I was very busy that time, and also it turned out my travel documents were expired. The recruiter was pushing me aggressively to travel to London the next Friday, since they had a hiring event there that time. I just refused to go, I explained her even if I had free time for that, I had had to renew my passport anyways. I had to submit a scan of my expired passport to the recruiter to make her believe my story (yes, she explicitly asked for it). So we scheduled the interview for a week later finally.
The next week I flew out to London. I asked my recruiter if I can expense the taxi or uber from and to the airport. She referred to their principle of frugality, and advised to use public transport. I was wondering what can I expect from this company at that point. Anyways I arrived to the hotel.

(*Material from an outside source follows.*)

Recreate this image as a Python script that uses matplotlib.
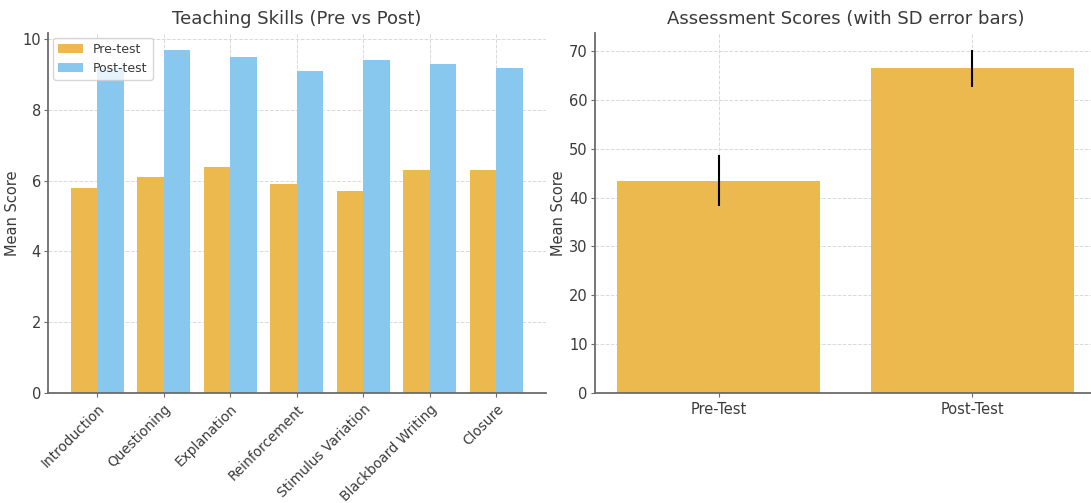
import numpy as np
import matplotlib
matplotlib.use('Agg')
import matplotlib.pyplot as plt

skills = ['Introduction', 'Questioning', 'Explanation', 'Reinforcement',
          'Stimulus Variation', 'Blackboard Writing', 'Closure']
pre_skill = [5.8, 6.1, 6.4, 5.9, 5.7, 6.3, 6.3]
post_skill = [9.2, 9.7, 9.5, 9.1, 9.4, 9.3, 9.2]

tests = ['Pre-Test', 'Post-Test']
test_means = [43.5, 66.5]
test_sd = [5.2, 3.8]

gold = '#EBB94D'
blue = '#89C8EE'
text_col = '#3a3a3a'
spine_col = '#6b6b6b'

plt.rcParams.update({
    'font.family': 'DejaVu Sans',
    'text.color': text_col,
    'axes.labelcolor': text_col,
    'xtick.color': spine_col,
    'ytick.color': spine_col,
    'xtick.labelcolor': text_col,
    'ytick.labelcolor': text_col,
})

fig = plt.figure(figsize=(10.91, 5.03), dpi=100)
ax1 = fig.add_axes([0.044, 0.219, 0.456, 0.716])
ax2 = fig.add_axes([0.545, 0.219, 0.46, 0.716])

x = np.arange(len(skills))
w = 0.4
ax1.bar(x - w / 2, pre_skill, w, color=gold, label='Pre-test')
ax1.bar(x + w / 2, post_skill, w, color=blue, label='Post-test')
ax1.set_xticks(x)
ax1.set_xticklabels(skills, rotation=45, ha='right', rotation_mode='anchor',
                    fontsize=9.8)
ax1.set_ylabel('Mean Score', fontsize=10.5, labelpad=2)
ax1.set_title('Teaching Skills (Pre vs Post)', fontsize=13)
ax1.legend(loc='upper left', fontsize=9, frameon=True, edgecolor='#cccccc',
           handlelength=2.0, borderaxespad=0.4)

ax2.bar(tests, test_means, 0.8, color=gold, yerr=test_sd, ecolor='black',
        error_kw={'elinewidth': 1.5})
ax2.set_ylabel('Mean Score', fontsize=10.5, labelpad=2)
ax2.set_title('Assessment Scores (with SD error bars)', fontsize=13)
ax2.set_yticks(range(0, 80, 10))

for ax in (ax1, ax2):
    ax.spines['top'].set_visible(False)
    ax.spines['right'].set_visible(False)
    for s in ('left', 'bottom'):
        ax.spines[s].set_color(spine_col)
        ax.spines[s].set_linewidth(1.3)
    ax.grid(True, linestyle='--', color='#d9d9d9', linewidth=0.7)
    ax.set_axisbelow(True)
    ax.tick_params(axis='y', labelsize=10.5, length=3, pad=2)
    ax.tick_params(axis='x', length=3)
ax2.tick_params(axis='x', labelsize=10.5)

fig.savefig('out.png', dpi=100)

The interview day was quite good. I had 5-6 interviews. At Amazon each interview is partly technical and partly managerial. The technical part is quite standard (whiteboard coding). The managerial part can be quite annoying after the 3rd round. Basically they test you against their so-called leadership principles, ask you to tell about certain situations you had on the job before, or decisions you made or would make. These leadership principles are some kind of religious Amazon mantra they keep repeating during the interviews, if you ask me it's a bit scary. Anyways my overall experience regarding the on-site interviews were quite good. I met really smart and competent engineers, as well as managers, so even though there were some red flags, I still considered Amazon a possibility.
The next week the recruiter let me know that the feedback was very positive on my interviews and they'd like to find me a team, because the team I was originally interviewing to was already full. After some additional introductory phone calls, I picked a team working on cutting edge AI stuff in Cambridge. Everyone I spoke to in the Cambridge office was extremely nice, but still, I was worried, because the overall engineer feedback on Amazon is at least very mixed. I asked them to wait with the offer because I was also interviewing with other major companies.
Their offer was reasonable, but nothing extraordinary. I decided to sign with an other top company for significantly better salary, perks, and location, but a bit less interesting project. I really loved the team at Amazon Cambridge, so I wrote the recruiter a rather long feedback explaining my decision, and suggesting to keep in touch. The most disappointing thing in the entire process was that I got absolutely no answer, farewell notes, or anything for that. I never heard back from them. These little negative things will keep me far away from Amazon anyways.